Information supplied:
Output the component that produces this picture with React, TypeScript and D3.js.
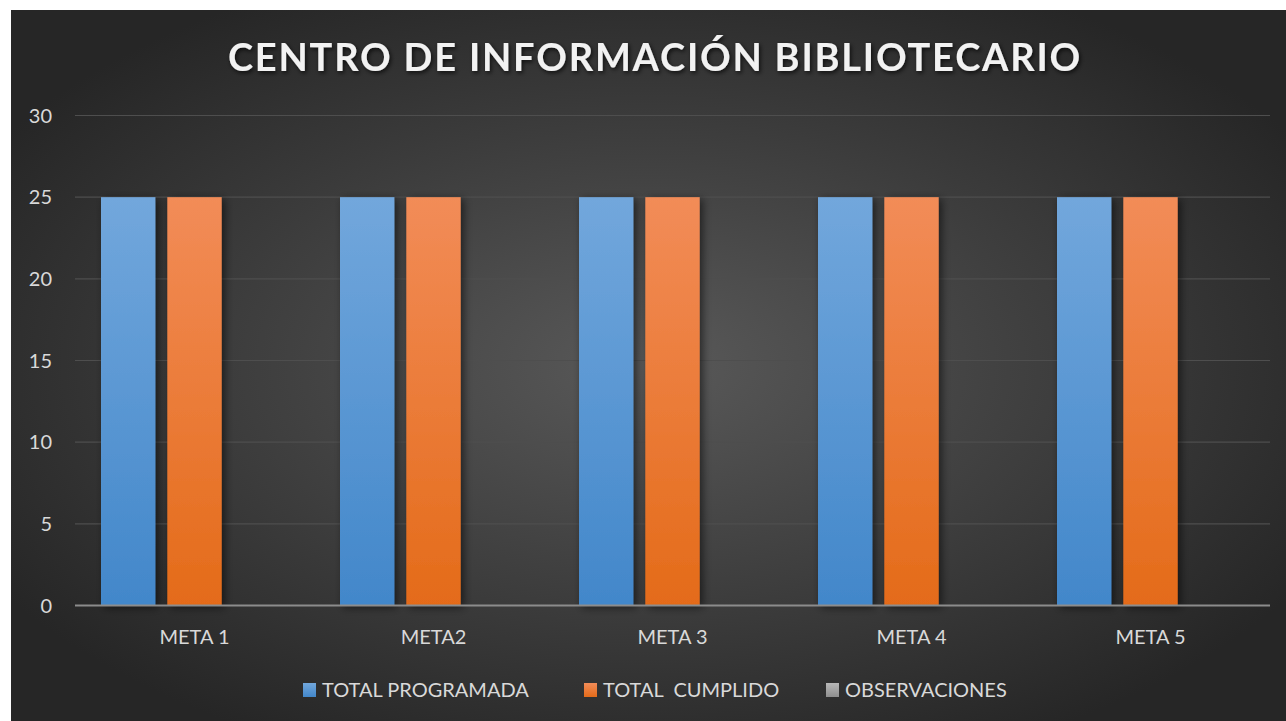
import React from "react";
import * as d3 from "d3";

const categories = ["META 1", "META2", "META 3", "META 4", "META 5"];
const totalProgramada = [25, 25, 25, 25, 25];
const totalCumplido = [25, 25, 25, 25, 25];
const observaciones = [0, 0, 0, 0, 0];
const seriesNames = ["TOTAL PROGRAMADA", "TOTAL  CUMPLIDO", "OBSERVACIONES"];
const yTicks = [0, 5, 10, 15, 20, 25, 30];

const W = 1286;
const H = 721;
const plot = { left: 75, right: 1270, top: 115.5, bottom: 605.5 };

export default function App() {
  const x = d3.scaleBand<string>().domain(categories).range([plot.left, plot.right]).paddingInner(0).paddingOuter(0);
  const y = d3.scaleLinear().domain([0, 30]).range([plot.bottom, plot.top]);
  const inner = d3
    .scaleBand<number>()
    .domain([0, 1, 2])
    .range([26, x.bandwidth() - 26])
    .paddingInner(0.18)
    .paddingOuter(0);
  const series = [totalProgramada, totalCumplido, observaciones];
  const fills = ["url(#gBlue)", "url(#gOrange)", "url(#gGray)"];
  const legendColors = ["url(#gBlue)", "url(#gOrange)", "url(#gGray)"];
  const legendX = [303, 584, 826];
  const font = "Lato, 'Open Sans', sans-serif";
  const textColor = "#d9d9d9";

  return (
    <svg width={W} height={H} style={{ position: "absolute", left: 0, top: 0, display: "block" }}>
      <defs>
        <radialGradient id="bg" cx="50%" cy="50%" r="60%">
          <stop offset="0%" stopColor="#595959" />
          <stop offset="100%" stopColor="#262626" />
        </radialGradient>
        <linearGradient id="gBlue" x1="0" y1="0" x2="0" y2="1">
          <stop offset="0%" stopColor="#72a7dc" />
          <stop offset="100%" stopColor="#4287ca" />
        </linearGradient>
        <linearGradient id="gOrange" x1="0" y1="0" x2="0" y2="1">
          <stop offset="0%" stopColor="#f28c58" />
          <stop offset="100%" stopColor="#e46b19" />
        </linearGradient>
        <linearGradient id="gGray" x1="0" y1="0" x2="0" y2="1">
          <stop offset="0%" stopColor="#b8b8b8" />
          <stop offset="100%" stopColor="#8f8f8f" />
        </linearGradient>
        <filter id="shadow" x="-20%" y="-5%" width="150%" height="115%">
          <feDropShadow dx="3" dy="2" stdDeviation="4" floodColor="#000" floodOpacity="0.55" />
        </filter>
        <filter id="tshadow" x="-5%" y="-20%" width="110%" height="160%">
          <feDropShadow dx="1.5" dy="2" stdDeviation="2" floodColor="#000" floodOpacity="0.7" />
        </filter>
      </defs>
      <rect x={0} y={0} width={W} height={H} fill="#ffffff" />
      <rect x={11} y={10} width={W - 11} height={H - 10} fill="url(#bg)" />

      <text
        x={655}
        y={71}
        textAnchor="middle"
        fill="#f2f2f2"
        fontFamily={font}
        fontWeight={700}
        fontSize={38}
        letterSpacing={1.8}
        filter="url(#tshadow)"
      >
        CENTRO DE INFORMACIÓN BIBLIOTECARIO
      </text>

      {yTicks.filter((t) => t > 0).map((t) => (
        <line key={t} x1={plot.left} x2={plot.right} y1={y(t)} y2={y(t)} stroke="#4e4e4e" strokeWidth={1.2} />
      ))}
      {yTicks.map((t) => (
        <text
          key={t}
          x={52}
          y={y(t) + 7}
          textAnchor="end"
          fill={textColor}
          fontFamily={font}
          fontSize={20}
        >
          {t}
        </text>
      ))}

      {categories.map((c, i) => (
        <g key={c}>
          {series.map((s, k) => (
            <rect
              key={k}
              x={(x(c) as number) + (inner(k) as number)}
              y={y(s[i])}
              width={inner.bandwidth()}
              height={y(0) - y(s[i])}
              fill={fills[k]}
              filter="url(#shadow)"
            />
          ))}
          <text
            x={(x(c) as number) + x.bandwidth() / 2}
            y={644}
            textAnchor="middle"
            fill={textColor}
            fontFamily={font}
            fontSize={20}
          >
            {c}
          </text>
        </g>
      ))}

      <line x1={plot.left} x2={plot.right} y1={y(0)} y2={y(0)} stroke="#8c8c8c" strokeWidth={2} />

      {seriesNames.map((n, k) => (
        <g key={n}>
          <rect x={legendX[k]} y={683} width={13} height={14} fill={legendColors[k]} />
          <text
            x={legendX[k] + 19}
            y={697}
            fill={textColor}
            fontFamily={font}
            fontSize={20}
            style={{ whiteSpace: "pre" }}
          >
            {n}
          </text>
        </g>
      ))}
    </svg>
  );
}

Given exercise: Show all lines above holding "React".

Result of the exercise:
Output the component that produces this picture with React, TypeScript and D3.js.
import React from "react";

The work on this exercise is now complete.